Our District 3 choices include a range of good to excellent zoned elementary and middle schools, some of which will have spaces available for all district parents at least for the next few years. Eight of these have just received a federal magnet grant to increase racial diversity and upgrade their programs, similar to the grant received a number of years ago by the D3 schools now acknowledged to be among the best in the city. Additionally we have a number of non-zoned choice schools and programs again available to all district families. This Saturday, the district will be holding an elementary School Fair at P.S. 165 to promote our schools.

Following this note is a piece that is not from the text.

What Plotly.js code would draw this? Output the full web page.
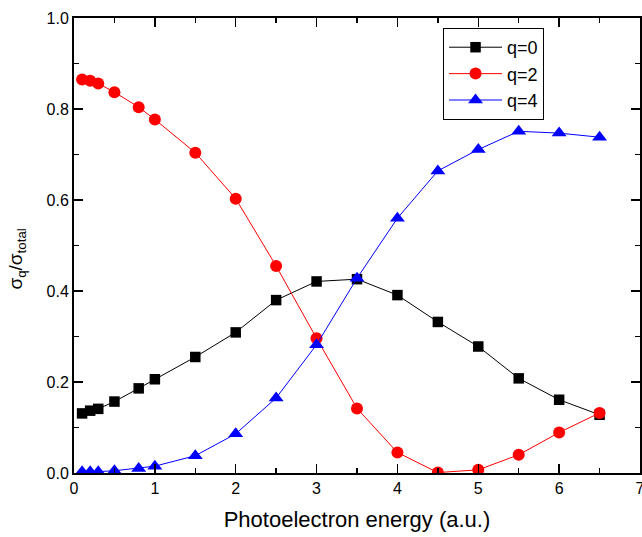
<!DOCTYPE html>
<html>
<head>
<meta charset="utf-8">
<script src="https://cdn.plot.ly/plotly-3.0.1.min.js"></script>
<style>html,body{margin:0;padding:0;background:#fff;}#chart{width:642px;height:537px;}</style>
</head>
<body>
<div id="chart"></div>
<script>
const energy = [0.1, 0.2, 0.3, 0.5, 0.8, 1, 1.5, 2, 2.5, 3, 3.5, 4, 4.5, 5, 5.5, 6, 6.5];
const q0 = [0.131, 0.137, 0.141, 0.157, 0.186, 0.206, 0.255, 0.309, 0.380, 0.421, 0.426, 0.391, 0.332, 0.278, 0.208, 0.161, 0.128];
const q2 = [0.865, 0.862, 0.856, 0.837, 0.804, 0.777, 0.704, 0.603, 0.455, 0.296, 0.142, 0.045, 0.001, 0.007, 0.040, 0.089, 0.132];
const q4 = [0.003, 0.003, 0.003, 0.005, 0.010, 0.015, 0.038, 0.086, 0.165, 0.282, 0.428, 0.560, 0.664, 0.711, 0.751, 0.747, 0.738];
const seriesNames = ['q=0', 'q=2', 'q=4'];
const xTicks = [0, 1, 2, 3, 4, 5, 6, 7];
const yTicks = [0, 0.2, 0.4, 0.6, 0.8, 1.0];

const FONT = 'Liberation Sans, Arial, sans-serif';

const traces = [
  {x: energy, y: q0, name: seriesNames[0], mode: 'lines+markers', line: {color: '#000000', width: 1}, marker: {symbol: 'square', size: 10.5, color: '#000000'}},
  {x: energy, y: q2, name: seriesNames[1], mode: 'lines+markers', line: {color: '#ff0000', width: 1}, marker: {symbol: 'circle', size: 12, color: '#ff0000'}},
  {x: energy, y: q4, name: seriesNames[2], mode: 'lines+markers', line: {color: '#0000ff', width: 1}, marker: {symbol: 'triangle-up', size: 13, color: '#0000ff'}}
];

const axisCommon = {
  showgrid: false, zeroline: false, showline: true, linecolor: '#000', linewidth: 2,
  mirror: 'allticks', ticks: 'inside', ticklen: 9, tickwidth: 1.5, tickcolor: '#000',
  tickfont: {family: FONT, size: 16, color: '#000'},
  ticklabeloverflow: 'allow',
  minor: {ticks: 'inside', ticklen: 5, tickwidth: 1.5, tickcolor: '#000'}
};

const layout = {
  width: 642, height: 537,
  margin: {l: 74, r: 2, t: 18, b: 64},
  paper_bgcolor: '#fff', plot_bgcolor: '#fff',
  font: {family: FONT, color: '#000'},
  showlegend: true,
  legend: {
    x: 0.652, y: 0.978, xanchor: 'left', yanchor: 'top',
    bordercolor: '#000', borderwidth: 1, bgcolor: '#fff',
    font: {family: FONT, size: 18, color: '#000'},
    tracegroupgap: 0, itemwidth: 53
  },
  xaxis: Object.assign({}, axisCommon, {
    range: [0, 7], tickvals: xTicks, ticktext: xTicks.map(String),
    minor: Object.assign({}, axisCommon.minor, {dtick: 0.5}),
    title: {text: 'Photoelectron energy (a.u.)', font: {family: FONT, size: 22, color: '#000'}, standoff: 15}
  }),
  yaxis: Object.assign({}, axisCommon, {
    range: [0, 1.0], tickvals: yTicks, ticktext: yTicks.map(v => v.toFixed(1)),
    minor: Object.assign({}, axisCommon.minor, {dtick: 0.1})
  }),
  annotations: [{
    text: 'σ<sub>q</sub>/σ<sub>total</sub>', textangle: -90,
    xref: 'paper', yref: 'paper', x: -0.1, y: 0.47, xanchor: 'center', yanchor: 'middle',
    showarrow: false, font: {family: FONT, size: 19, color: '#000'}
  }]
};

Plotly.newPlot('chart', traces, layout, {displayModeBar: false, staticPlot: true});
</script>
</body>
</html>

While we don’t have a multi-million dollar budget to compete with Success Charter Network—and generate an “avalanche” of applications at the cost of thousands of dollars per—we do have great teachers, administrators and strong and loyal families crying out for additional resources, especially building space to relieve existing overcrowding.
This outcry reached a crescendo last year. In response, there was a collaborative effort in District 3 to address the overcrowding which has hit our elementary schools hard in the last few years and will, we are told by the School Construction Authority, overwhelm our middle schools in 2012. With our waitlists, program loss and looming seat shortage, we know that we need our school space to go to our district’s students. Lower schools and several others are at or over capacity, and we all need to be prepared to accommodate our growing population. We need additional middle schools and high schools, and our existing schools need space and support to reach their full potential.
Regardless of one’s feelings about charter schools, it is clear that the Upper West Success/Brandeis co-location proposal makes no sense. The idea that Success was approved for another charter before a specific D3 site was even determined shows lack of planning and forethought. There was never true space anywhere in District 3 for UWSA; yet it was somehow promised to them. The new schools in that building are just beginning to fill; why stifle their growth now? The Brandeis campus is well into a multi-million-dollar renovation for high school use (there are currently five in the building)—a retrofit for occupancy by very young children would amount to millions of dollars wasted, an impinging on flexible use space and a hard-to-reverse loss of much-needed upper grade space—space the DOE said just three months ago would be held aside for high school enrollment. We are sympathetic to our communities’ many concerns about this proposal, including the inappropriateness of locating 4- and 5-year-olds with students as old as 20, and about UWSA being exempt from the otherwise building-wide requirement of passing through metal detectors to gain entry.
This co-location is also a poor fit because of Success Charter’s inability to serve all of the children who walk through their doors, instead bringing in kids citywide while pushing out those it says it cannot serve. District schools’ experiences with Success Charter—most recently at P.S. 149 and P.S. 241—have been uniformly terrible. These district schools’ chances to improve and grow have been undercut over the years by Success Charter as they have been under-supported and marginalized within their own buildings, with their kids restricted from using bathrooms and stairways, while pushed into hallways and basement rooms not found to be fit for Success Charter’s students. As such, the proposed changes will drastically inhibit the Brandeis schools’ abilities to cater to students with special needs, including English language learners, while circumscribing their ability to offer existing and future programs essential to their school’s success. Instead of further squeezing our district schools, our schools need DOE support.
To date, all of the following have stated their specific objection to expanding or adding co-located charter schools in overcrowded District 3 school facilities: Assemblymembers Linda Rosenthal and Danny O’Donnell, State Senators Tom Duane and Bill Perkins, Councilmembers Gale Brewer and Melissa Mark-Viverito, Community Board 7 (unanimously), District 3 Community Education Council (unanimously) and the District 3 Presidents Council on behalf of 20-plus Parents Associations from all over District 3.
The DOE, itself, has stated that D3 is nearing a middle-school seat crisis. We cannot afford to lose any seats or repurpose space that could otherwise address that need. Neither can we lower the bar on safety, curriculum or educational opportunity at our traditional schools.
On Jan. 25 at 5 p.m., parents, teachers, elected officials and interested community members will be rallying in front of the Brandeis High School complex on West 84th Street to support our public schools and reject the Success Charter Co-locations. It is imperative that the voices of people who know the neighborhoods, their schools and families be heard, and that the DOE focuses on improving the schools that are serving all of our kids… now.
Noah E Gotbaum is president of Community District Education Council 3.